#### What is being asked:
Take the listing from its first line through the line that contains "const simYTicks = [0.5, 0.6, 0.7, 0.8, 0.9, 1];" and please retype those lines exactly, leaving out the pictures.

#### Information provided:
┄┄┄┄┄┄┄┄┄┄┄┄┄┄┄┄┄┄┄┄
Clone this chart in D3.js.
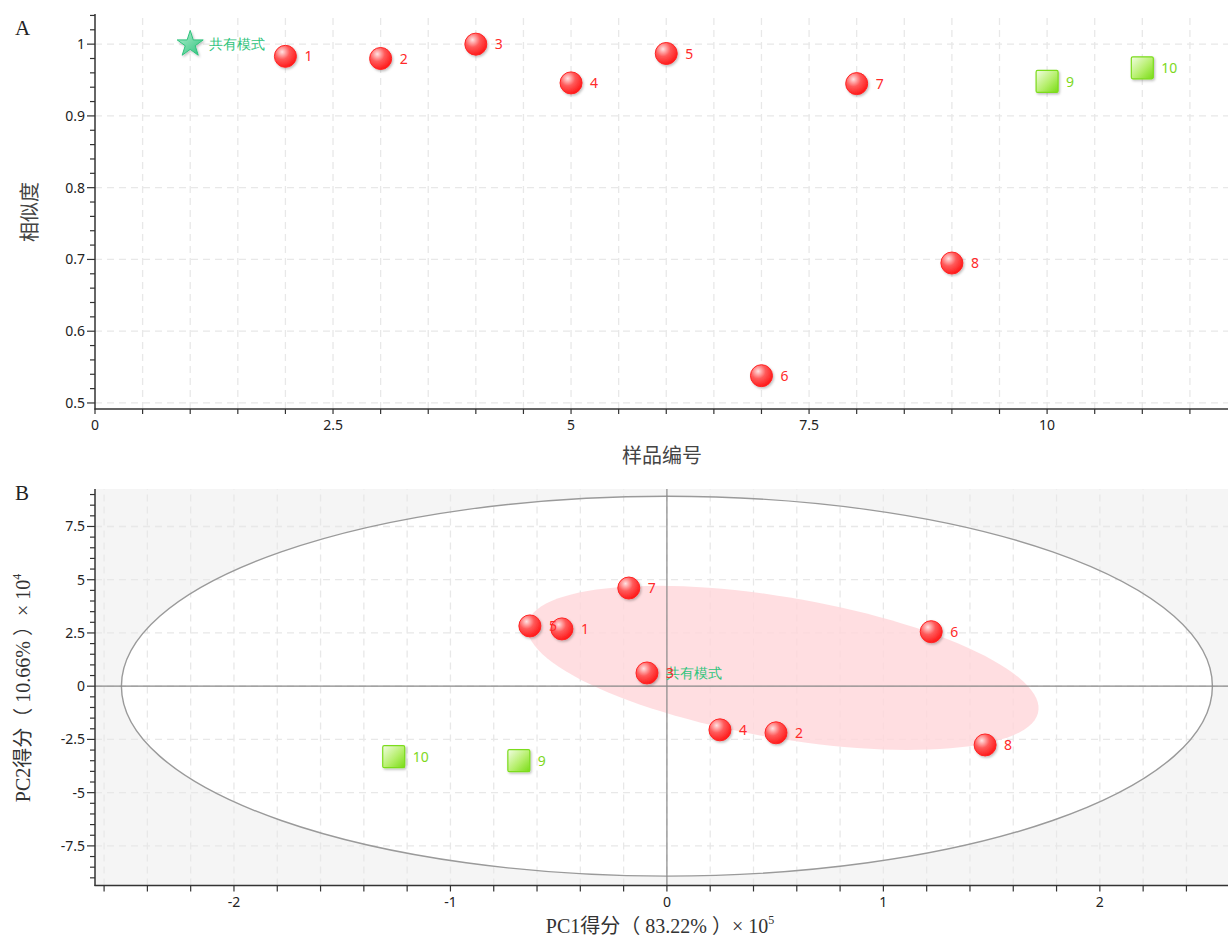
<!DOCTYPE html>
<html>
<head>
<meta charset="utf-8">
<script src="https://cdn.jsdelivr.net/npm/d3@7"></script>
<style>
  html, body { margin: 0; padding: 0; background: #fff; }
  svg { display: block; }
  .tick-label { font-family: "Noto Sans", "Open Sans", sans-serif; font-size: 14px; fill: #222; }
  .pt-label { font-family: "Noto Sans", "Open Sans", sans-serif; font-size: 14px; }
  .axis-title-sans { font-family: "Noto Sans CJK SC", "Noto Sans", sans-serif; font-size: 20px; fill: #444; }
  .axis-title { font-family: "Liberation Serif", "Noto Sans CJK SC", serif; font-size: 20px; fill: #333; }
  .panel-tag { font-family: "Liberation Serif", serif; font-size: 21px; fill: #222; }
</style>
</head>
<body>
<svg id="chart" width="1228" height="938"></svg>
<script>
// ---- Panel A: similarity of each sample to the common pattern ----
const simNames = ['共有模式', '1', '2', '3', '4', '5', '6', '7', '8', '9', '10'];
const simIndex = [1, 2, 3, 4, 5, 6, 7, 8, 9, 10, 11];
const simValues = [1.000, 0.983, 0.980, 1.000, 0.946, 0.987, 0.538, 0.945, 0.695, 0.948, 0.967];
const simGroups = ['ref', 'a', 'a', 'a', 'a', 'a', 'a', 'a', 'a', 'b', 'b'];
const simXTicks = [0, 2.5, 5, 7.5, 10];
const simYTicks = [0.5, 0.6, 0.7, 0.8, 0.9, 1];

// ---- Panel B: PCA scores (PC1 ×10^5, PC2 ×10^4) ----
const pcaNames = ['共有模式', '1', '2', '3', '4', '5', '6', '7', '8', '9', '10'];
const pc1Scores = [-0.092, -0.485, 0.504, -0.092, 0.245, -0.633, 1.221, -0.176, 1.470, -0.684, -1.262];
const pc2Scores = [0.62, 2.69, -2.19, 0.62, -2.05, 2.83, 2.56, 4.61, -2.76, -3.50, -3.31];
const pcaGroups = ['ref', 'a', 'a', 'a', 'a', 'a', 'a', 'a', 'a', 'b', 'b'];
const pcaXTicks = [-2, -1, 0, 1, 2];
const pcaYTicks = [-7.5, -5, -2.5, 0, 2.5, 5, 7.5];
// Hotelling ellipse (semi-axes in score units) and the group-a confidence region
const hotelling = { cx: 0, cy: 0, rx: 2.52, ry: 8.92 };
const groupRegion = { cx: 0.536, cy: 0.86, a: 3.90, b: 1.016, angleDeg: -80.8 };

const svg = d3.select('#chart');
const defs = svg.append('defs');

// marker gradients and shadow
const rg = defs.append('radialGradient').attr('id', 'redBall')
  .attr('cx', '35%').attr('cy', '30%').attr('r', '75%');
rg.append('stop').attr('offset', '0%').attr('stop-color', '#ffe2e2');
rg.append('stop').attr('offset', '45%').attr('stop-color', '#ff5a5a');
rg.append('stop').attr('offset', '100%').attr('stop-color', '#ff1414');

const gg = defs.append('linearGradient').attr('id', 'greenBox')
  .attr('x1', '0%').attr('y1', '0%').attr('x2', '100%').attr('y2', '100%');
gg.append('stop').attr('offset', '0%').attr('stop-color', '#f2fde4');
gg.append('stop').attr('offset', '55%').attr('stop-color', '#b6ef6c');
gg.append('stop').attr('offset', '100%').attr('stop-color', '#78dc14');

const sg = defs.append('linearGradient').attr('id', 'starFill')
  .attr('x1', '0%').attr('y1', '0%').attr('x2', '100%').attr('y2', '100%');
sg.append('stop').attr('offset', '0%').attr('stop-color', '#b5f0d2');
sg.append('stop').attr('offset', '100%').attr('stop-color', '#2ec27c');

const sh = defs.append('filter').attr('id', 'shadow')
  .attr('x', '-40%').attr('y', '-40%').attr('width', '180%').attr('height', '180%');
sh.append('feDropShadow').attr('dx', 1.2).attr('dy', 1.5).attr('stdDeviation', 1.2)
  .attr('flood-color', '#000').attr('flood-opacity', 0.25);

const colors = {
  a: { label: '#ff2a2a' },
  b: { label: '#7ed81c' },
  ref: { label: '#2fc47c' }
};

function drawMarker(g, group, x, y, starSize) {
  if (group === 'a') {
    g.append('circle').attr('cx', x).attr('cy', y).attr('r', 11)
      .attr('fill', 'url(#redBall)').attr('stroke', '#ff2424').attr('stroke-width', 1)
      .attr('filter', 'url(#shadow)');
  } else if (group === 'b') {
    g.append('rect').attr('x', x - 11).attr('y', y - 11).attr('width', 22).attr('height', 22)
      .attr('rx', 1.5)
      .attr('fill', 'url(#greenBox)').attr('stroke', '#7cdc1c').attr('stroke-width', 1.2)
      .attr('filter', 'url(#shadow)');
  } else {
    g.append('path').attr('d', d3.symbol(d3.symbolStar).size(starSize)())
      .attr('transform', `translate(${x},${y})`)
      .attr('fill', 'url(#starFill)').attr('stroke', '#2ec27c').attr('stroke-width', 1)
      .attr('stroke-linejoin', 'round')
      .attr('filter', 'url(#shadow)');
  }
}

function drawLabel(g, group, x, y, text) {
  g.append('text').attr('class', 'pt-label')
    .attr('x', x + 19).attr('y', y).attr('dy', '0.36em')
    .attr('fill', colors[group].label).text(text);
}

function gridLines(g, x, y, xs, ys) {
  const [x0, x1] = x.range(), [y0, y1] = y.range();
  const gl = g.append('g').attr('stroke', '#e8e8e8').attr('stroke-width', 1.3)
    .attr('stroke-dasharray', '7,5');
  xs.forEach(v => gl.append('line').attr('x1', x(v)).attr('x2', x(v)).attr('y1', y0).attr('y2', y1));
  ys.forEach(v => gl.append('line').attr('y1', y(v)).attr('y2', y(v)).attr('x1', x0).attr('x2', x1));
}

function drawAxes(g, x, y, opt) {
  const [x0, x1] = x.range(), [yb, yt] = y.range();
  const ax = g.append('g').attr('stroke', '#333').attr('stroke-width', 1.5);
  ax.append('line').attr('x1', x0).attr('x2', x0).attr('y1', yt).attr('y2', yb + 0.5);
  ax.append('line').attr('x1', x0 - 0.5).attr('x2', x1).attr('y1', yb).attr('y2', yb);
  const tk = g.append('g').attr('stroke', '#333').attr('stroke-width', 1.2);
  opt.xMinor.forEach(v => tk.append('line').attr('x1', x(v)).attr('x2', x(v)).attr('y1', yb).attr('y2', yb + opt.xTickLen));
  opt.yMinor.forEach(v => {
    const major = opt.yTicks.some(t => Math.abs(t - v) < 1e-9);
    tk.append('line').attr('y1', y(v)).attr('y2', y(v)).attr('x1', x0).attr('x2', x0 - (major ? 8 : 5));
  });
  opt.xTicks.forEach(v => g.append('text').attr('class', 'tick-label')
    .attr('x', x(v)).attr('y', yb + 21).attr('text-anchor', 'middle').text(opt.fmt(v)));
  opt.yTicks.forEach(v => g.append('text').attr('class', 'tick-label')
    .attr('x', x0 - 10).attr('y', y(v)).attr('dy', '0.35em').attr('text-anchor', 'end').text(opt.fmt(v)));
}

const fmt = v => String(+v.toFixed(2));
const stepRange = (a, b, s) => d3.range(Math.round(a / s), Math.round(b / s) + 1).map(k => +(k * s).toFixed(6));

// ================= Panel A =================
{
  const x = d3.scaleLinear().domain([0, 11.9]).range([95, 1228]);
  const y = d3.scaleLinear().domain([0.4916, 1.042]).range([409, 14]);
  const g = svg.append('g');
  gridLines(g, x, y, stepRange(0.5, 11.5, 0.5), simYTicks);
  drawAxes(g, x, y, {
    xTicks: simXTicks, yTicks: simYTicks, fmt,
    xMinor: stepRange(0, 11.5, 0.5), yMinor: stepRange(0.5, 1.04, 0.02), xTickLen: 5
  });
  const mk = g.append('g');
  simIndex.forEach((d, i) => drawMarker(mk, simGroups[i], x(d), y(simValues[i]), 210));
  simIndex.forEach((d, i) => drawLabel(mk, simGroups[i], x(d), y(simValues[i]), simNames[i]));

  svg.append('text').attr('class', 'axis-title-sans').attr('x', 662).attr('y', 463)
    .attr('text-anchor', 'middle').text('样品编号');
  svg.append('text').attr('class', 'axis-title-sans')
    .attr('transform', 'translate(37,212) rotate(-90)').attr('text-anchor', 'middle').text('相似度');
  svg.append('text').attr('class', 'panel-tag').attr('x', 15).attr('y', 35).text('A');
}

// ================= Panel B =================
{
  const x = d3.scaleLinear().domain([-2.642, 2.592]).range([95, 1228]);
  const y = d3.scaleLinear().domain([-9.36, 9.26]).range([885.5, 489]);
  const g = svg.append('g');
  g.append('rect').attr('x', x.range()[0]).attr('y', y.range()[1])
    .attr('width', x.range()[1] - x.range()[0]).attr('height', y.range()[0] - y.range()[1])
    .attr('fill', '#f5f5f5');
  // Hotelling ellipse interior
  g.append('ellipse').attr('cx', x(hotelling.cx)).attr('cy', y(hotelling.cy))
    .attr('rx', x(hotelling.rx) - x(0)).attr('ry', y(0) - y(hotelling.ry))
    .attr('fill', '#fff').attr('stroke', 'none');

  gridLines(g, x, y, stepRange(-2.6, 2.4, 0.2), pcaYTicks);

  // confidence region of group a, traced in score units
  const th = groupRegion.angleDeg * Math.PI / 180;
  const pts = d3.range(0, 361, 3).map(t => {
    const r = t * Math.PI / 180;
    const u = groupRegion.a * Math.cos(r), v = groupRegion.b * Math.sin(r);
    return [groupRegion.cx + u * Math.cos(th) - v * Math.sin(th),
            groupRegion.cy + u * Math.sin(th) + v * Math.cos(th)];
  });
  g.append('path').attr('d', d3.line().x(d => x(d[0])).y(d => y(d[1])).curve(d3.curveLinearClosed)(pts))
    .attr('fill', '#ffd6da').attr('fill-opacity', 0.8);

  g.append('ellipse').attr('cx', x(hotelling.cx)).attr('cy', y(hotelling.cy))
    .attr('rx', x(hotelling.rx) - x(0)).attr('ry', y(0) - y(hotelling.ry))
    .attr('fill', 'none').attr('stroke', '#9a9a9a').attr('stroke-width', 1.4);

  // zero lines
  g.append('line').attr('x1', x(0)).attr('x2', x(0)).attr('y1', y.range()[1]).attr('y2', y.range()[0])
    .attr('stroke', '#888').attr('stroke-width', 1.2);
  g.append('line').attr('x1', x.range()[0]).attr('x2', x.range()[1]).attr('y1', y(0)).attr('y2', y(0))
    .attr('stroke', '#888').attr('stroke-width', 1.2);

  drawAxes(g, x, y, {
    xTicks: pcaXTicks, yTicks: pcaYTicks, fmt,
    xMinor: stepRange(-2.6, 2.4, 0.2), yMinor: stepRange(-9, 9, 0.5), xTickLen: 6
  });

  const mk = g.append('g');
  pc1Scores.forEach((d, i) => drawMarker(mk, pcaGroups[i], x(d), y(pc2Scores[i]), 110));
  pc1Scores.forEach((d, i) => drawLabel(mk, pcaGroups[i], x(d), y(pc2Scores[i]), pcaNames[i]));

  const t1 = svg.append('text').attr('class', 'axis-title').attr('x', 660).attr('y', 933)
    .attr('text-anchor', 'middle');
  t1.append('tspan').text('PC1得分（ 83.22% ）× 10');
  t1.append('tspan').attr('dy', -9).attr('font-size', 12).text('5');

  const t2 = svg.append('text').attr('class', 'axis-title')
    .attr('transform', 'translate(30,688) rotate(-90)').attr('text-anchor', 'middle');
  t2.append('tspan').text('PC2得分（ 10.66% ）× 10');
  t2.append('tspan').attr('dy', -9).attr('font-size', 12).text('4');

  svg.append('text').attr('class', 'panel-tag').attr('x', 15).attr('y', 500).text('B');
}
</script>
</body>
</html>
┄┄┄┄┄┄┄┄┄┄┄┄┄┄┄┄┄┄┄┄
#### Task result:
Clone this chart in D3.js.
<!DOCTYPE html>
<html>
<head>
<meta charset="utf-8">
<script src="https://cdn.jsdelivr.net/npm/d3@7"></script>
<style>
  html, body { margin: 0; padding: 0; background: #fff; }
  svg { display: block; }
  .tick-label { font-family: "Noto Sans", "Open Sans", sans-serif; font-size: 14px; fill: #222; }
  .pt-label { font-family: "Noto Sans", "Open Sans", sans-serif; font-size: 14px; }
  .axis-title-sans { font-family: "Noto Sans CJK SC", "Noto Sans", sans-serif; font-size: 20px; fill: #444; }
  .axis-title { font-family: "Liberation Serif", "Noto Sans CJK SC", serif; font-size: 20px; fill: #333; }
  .panel-tag { font-family: "Liberation Serif", serif; font-size: 21px; fill: #222; }
</style>
</head>
<body>
<svg id="chart" width="1228" height="938"></svg>
<script>
// ---- Panel A: similarity of each sample to the common pattern ----
const simNames = ['共有模式', '1', '2', '3', '4', '5', '6', '7', '8', '9', '10'];
const simIndex = [1, 2, 3, 4, 5, 6, 7, 8, 9, 10, 11];
const simValues = [1.000, 0.983, 0.980, 1.000, 0.946, 0.987, 0.538, 0.945, 0.695, 0.948, 0.967];
const simGroups = ['ref', 'a', 'a', 'a', 'a', 'a', 'a', 'a', 'a', 'b', 'b'];
const simXTicks = [0, 2.5, 5, 7.5, 10];
const simYTicks = [0.5, 0.6, 0.7, 0.8, 0.9, 1];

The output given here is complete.